-- START --

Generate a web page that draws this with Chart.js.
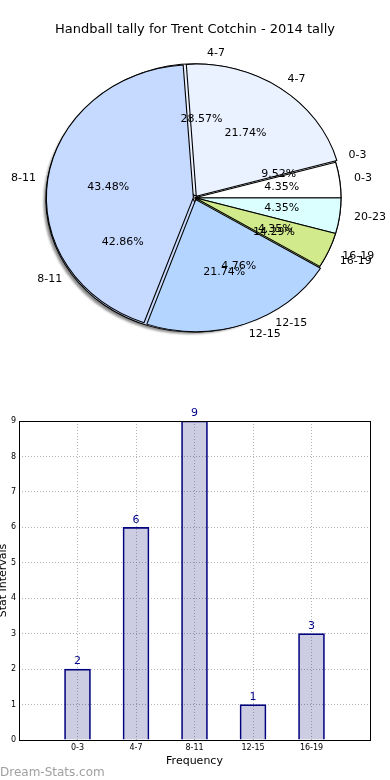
<!DOCTYPE html>
<html>
<head>
<meta charset="utf-8">
<script src="https://cdn.jsdelivr.net/npm/chart.js@4.4.1/dist/chart.umd.min.js"></script>
<style>
  body { margin: 0; background: #fff; width: 390px; height: 780px; position: relative; overflow: hidden; }
  canvas { position: absolute; left: 0; }
  #pieBack, #pieFront { top: 0; }
  #bars { top: 400px; }
</style>
</head>
<body>
<canvas id="pieBack" width="390" height="348"></canvas>
<canvas id="pieFront" width="390" height="348"></canvas>
<canvas id="bars" width="390" height="380"></canvas>
<script>
const chartTitle = 'Handball tally for Trent Cotchin - 2014 tally';
const categories = ['0-3', '4-7', '8-11', '12-15', '16-19', '20-23'];
// two tallies drawn as overlapping pies
const firstTally = [2, 6, 9, 1, 3];
const secondTally = [1, 5, 10, 5, 1, 1];
// bar chart
const barLabels = ['0-3', '4-7', '8-11', '12-15', '16-19'];
const barValues = [2, 6, 9, 1, 3];

const sliceColours = ['#ffffff', '#eaf1ff', '#c6d9ff', '#b4d5ff', '#d0ea8c', '#dbffff'];
const backOffsets = [0, 8, 8, 0, 0];
const frontOffsets = [0, 8, 6, 8, 0, 0];

Chart.defaults.font.family = '"DejaVu Sans"';
Chart.defaults.color = '#000';

const sx = 146 / 132; // the pie is stretched sideways, like the original

// chart.js moves an exploded arc this far along its middle angle
function shift(arc) {
  const off = (arc.options.offset || 0) / 4;
  const f = off * (2 - Math.sin(Math.min(Math.PI, arc.endAngle - arc.startAngle)));
  const mid = (arc.startAngle + arc.endAngle) / 2;
  return [Math.cos(mid) * f, Math.sin(mid) * f];
}

const ellipse = {
  id: 'ellipse',
  beforeDatasetsDraw(chart, args, opts) {
    const ctx = chart.ctx;
    const arcs = chart.getDatasetMeta(0).data;
    const cx = arcs[0].x, cy = arcs[0].y;
    ctx.save();
    ctx.translate(cx, cy);
    ctx.scale(sx, 1);
    ctx.translate(-cx, -cy);
    if (opts.shadow) {
      ctx.save();
      ctx.fillStyle = 'rgba(0,0,0,0.45)';
      ctx.filter = 'blur(1px)';
      arcs.forEach(a => {
        const [dx, dy] = shift(a);
        const x = a.x + dx - 2.5 / sx, y = a.y + dy + 2.5;
        ctx.beginPath();
        ctx.moveTo(x, y);
        ctx.arc(x, y, a.outerRadius, a.startAngle, a.endAngle);
        ctx.closePath();
        ctx.fill();
      });
      ctx.restore();
    }
  },
  afterDatasetsDraw(chart) {
    chart.ctx.restore();
  }
};

function pieConfig(values, offsets, extra) {
  // matplotlib goes anticlockwise from 3 o'clock, chart.js clockwise: reverse the order
  const n = values.length;
  return {
    type: 'pie',
    data: {
      labels: categories.slice(0, n).reverse(),
      datasets: [{
        data: values.slice().reverse(),
        backgroundColor: sliceColours.slice(0, n).reverse(),
        offset: offsets.slice().reverse(),
        borderColor: '#000',
        borderWidth: 1
      }]
    },
    options: Object.assign({
      responsive: false,
      animation: false,
      events: [],
      rotation: 90,
      radius: 132
    }, extra.options),
    plugins: [ellipse].concat(extra.plugins || [])
  };
}

const backChart = new Chart(document.getElementById('pieBack'), pieConfig(firstTally, backOffsets, {
  options: {
    layout: { padding: { top: 47.6 } },
    plugins: { legend: { display: false }, tooltip: { enabled: false }, ellipse: { shadow: true } }
  }
}));

const pieLabels = {
  id: 'pieLabels',
  afterDraw(chart) {
    const ctx = chart.ctx;
    ctx.save();
    ctx.font = '11px "DejaVu Sans"';
    ctx.fillStyle = '#000';
    ctx.textBaseline = 'middle';
    [backChart, chart].forEach(c => {
      const meta = c.getDatasetMeta(0);
      const data = c.data.datasets[0].data;
      const total = data.reduce((s, v) => s + v, 0);
      meta.data.forEach((a, i) => {
        const mid = (a.startAngle + a.endAngle) / 2;
        const px = k => a.x + sx * k * a.outerRadius * Math.cos(mid);
        const py = k => a.y + k * a.outerRadius * Math.sin(mid);
        ctx.textAlign = Math.cos(mid) > 0 ? 'left' : 'right';
        ctx.fillText(c.data.labels[i], px(1.1), py(1.1));
        ctx.textAlign = 'center';
        ctx.fillText((data[i] / total * 100).toFixed(2) + '%', px(0.6), py(0.6));
      });
    });
    ctx.restore();
  }
};

new Chart(document.getElementById('pieFront'), pieConfig(secondTally, frontOffsets, {
  options: {
    plugins: {
      legend: { display: false },
      tooltip: { enabled: false },
      ellipse: { shadow: false },
      title: {
        display: true,
        text: chartTitle,
        color: '#000',
        font: { size: 13, weight: 'normal' },
        padding: { top: 22, bottom: 10 }
      }
    }
  },
  plugins: [pieLabels]
}));

// bar chart
const frame = {
  id: 'frame',
  afterDatasetsDraw(chart) {
    const { ctx, chartArea: a } = chart;
    ctx.save();
    ctx.strokeStyle = '#000';
    ctx.lineWidth = 1;
    ctx.strokeRect(Math.round(a.left) + 0.5, Math.round(a.top) + 0.5, Math.round(a.right - a.left), Math.round(a.bottom - a.top));
    ctx.restore();
  }
};

const valueLabels = {
  id: 'valueLabels',
  afterDraw(chart) {
    const ctx = chart.ctx;
    ctx.save();
    ctx.font = '11px "DejaVu Sans"';
    ctx.fillStyle = '#00008b';
    ctx.textAlign = 'center';
    ctx.textBaseline = 'bottom';
    chart.getDatasetMeta(0).data.forEach((bar, i) => {
      ctx.fillText(String(barValues[i]), bar.x, bar.y - 2);
    });
    ctx.font = '12px "DejaVu Sans"';
    ctx.fillStyle = '#a0a0a0';
    ctx.textAlign = 'left';
    ctx.textBaseline = 'alphabetic';
    ctx.fillText('Dream-Stats.com', 0, chart.height - 4);
    ctx.restore();
  }
};

const gridStyle = { color: '#b4b4b4', lineWidth: 1, drawTicks: false, offset: false };

new Chart(document.getElementById('bars'), {
  type: 'bar',
  data: {
    datasets: [{
      data: barValues.map((v, i) => ({ x: i, y: v })),
      backgroundColor: 'rgba(0,0,110,0.2)',
      borderColor: '#000080',
      borderWidth: 1,
      borderSkipped: 'bottom',
      barThickness: 26
    }]
  },
  options: {
    responsive: false,
    animation: false,
    events: [],
    layout: { padding: { top: 21, right: 20, bottom: 12, left: 0 } },
    plugins: { legend: { display: false }, tooltip: { enabled: false } },
    scales: {
      x: {
        type: 'linear',
        min: -1,
        max: 5,
        offset: false,
        afterFit(s) { s.height = 28; },
        ticks: {
          stepSize: 1,
          autoSkip: false,
          maxRotation: 0,
          padding: 3,
          font: { size: 8 },
          callback: v => barLabels[v] ?? ''
        },
        grid: gridStyle,
        border: { display: false, dash: [1, 2] },
        title: { display: true, text: 'Frequency', font: { size: 11 }, padding: 0 }
      },
      y: {
        min: 0,
        max: 9,
        afterFit(s) { s.width = 19; },
        ticks: { stepSize: 1, padding: 3, font: { size: 8 } },
        grid: gridStyle,
        border: { display: false, dash: [1, 2] },
        title: { display: true, text: 'Stat Intervals', font: { size: 11 }, padding: { top: -3, bottom: 0 } }
      }
    }
  },
  plugins: [frame, valueLabels]
});
</script>
</body>
</html>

-- END --

Restate, line by line and word for word, everything from the top of the material through the line that contains "const sx = 146". Leave pictures out.

Generate a web page that draws this with Chart.js.
<!DOCTYPE html>
<html>
<head>
<meta charset="utf-8">
<script src="https://cdn.jsdelivr.net/npm/chart.js@4.4.1/dist/chart.umd.min.js"></script>
<style>
  body { margin: 0; background: #fff; width: 390px; height: 780px; position: relative; overflow: hidden; }
  canvas { position: absolute; left: 0; }
  #pieBack, #pieFront { top: 0; }
  #bars { top: 400px; }
</style>
</head>
<body>
<canvas id="pieBack" width="390" height="348"></canvas>
<canvas id="pieFront" width="390" height="348"></canvas>
<canvas id="bars" width="390" height="380"></canvas>
<script>
const chartTitle = 'Handball tally for Trent Cotchin - 2014 tally';
const categories = ['0-3', '4-7', '8-11', '12-15', '16-19', '20-23'];
// two tallies drawn as overlapping pies
const firstTally = [2, 6, 9, 1, 3];
const secondTally = [1, 5, 10, 5, 1, 1];
// bar chart
const barLabels = ['0-3', '4-7', '8-11', '12-15', '16-19'];
const barValues = [2, 6, 9, 1, 3];

const sliceColours = ['#ffffff', '#eaf1ff', '#c6d9ff', '#b4d5ff', '#d0ea8c', '#dbffff'];
const backOffsets = [0, 8, 8, 0, 0];
const frontOffsets = [0, 8, 6, 8, 0, 0];

Chart.defaults.font.family = '"DejaVu Sans"';
Chart.defaults.color = '#000';

const sx = 146 / 132; // the pie is stretched sideways, like the original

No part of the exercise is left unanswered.